正常化に向かう一方でいまだ野外でテント生活を強いられる人たちも…
バイク便の配送ドライバーとして働く饒さんもそのひとり。
配送ドライバーは多くの人と接触するため感染リスクがあるとして半月以上も家に戻ることが許されていません。
バイク便の配送ドライバー
饒さん
どう表現していいか分からないが、まるで原始人のような生活。
仕事を再開してからシャワーは浴びていない。
ロックダウン前の収入は1日400~500元(7,600~9,500円)だった。
現在の1日の収入は平均200元(3,800円)前後。
饒さんにとって大きな収入源だったのがオフィス街でのランチの配達。
明日からの制限解除に望みを抱く一方でオフィスに人が戻ってくるのか心配だといいます。
バイク便の配送ドライバー
饒さん
コロナが早く収束してほしい。
オフィスビルで働く人が私たちを養っていると言える。
彼らが仕事を再開できなければ私たちも収入を確保できない。
経済活動いつ正常化?
大江麻理子キャスター
明日からロックダウンが解除されるということですがどの程度正常化することになるのでしょう?
上海支
菅野陽平記者
明日から基本的にオフィスの出勤は可能になるとなっています。ただロックダウン中に一度でも陽性になった人は立ち入ることができないなど、オフィスへの立ち入りは最小限の人数にするようにといったあやふやの通達を出すビルもあります。
一斉再開となるかは不透明です。
ショッピングモールの大きな球体のスクリーンには普段は公告が流されていますが、いまはコロナ対策の呼びかけなどが表示されています。
封鎖は解除されても感染者が出ればオフィスや住宅は再び封鎖されるので気を緩めることができない状況が続きます。
大江麻理子キャスター
上海のロックダウンの影響は日本も受けていましたが、それは今後どうなりそうですか?
上海支
菅野陽平記者
ロックダウンによって日本を含む世界の物流拠点だった上海港が機能しなくなっていましたが、政府はコンテナの取り扱いが平常時の95.3%まで回復したと発表しています。

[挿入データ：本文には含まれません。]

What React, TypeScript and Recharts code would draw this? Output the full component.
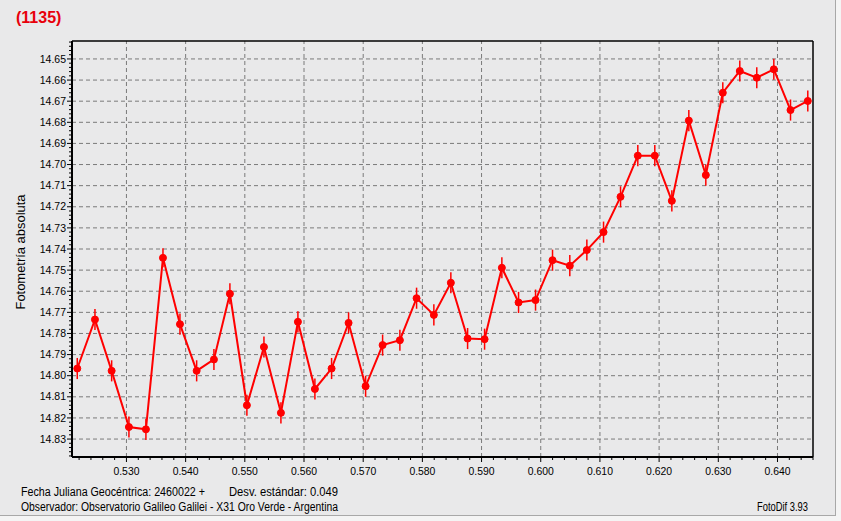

ただ日経の大手物流会社に聞くと作業員が現場に戻ることができていないので、4~6割の回復にとどまっているというのが現実のようです。
日系企業の多くも6月1日からオフィスや店舗での業務を再開しますが、実際に聞いてみると2ヵ月ぶりなのでまず出てみて状況把握してみないと先が見えないという声がほとんどです。
こちらも正常化まではまだ時間がかかりそうだと感じています。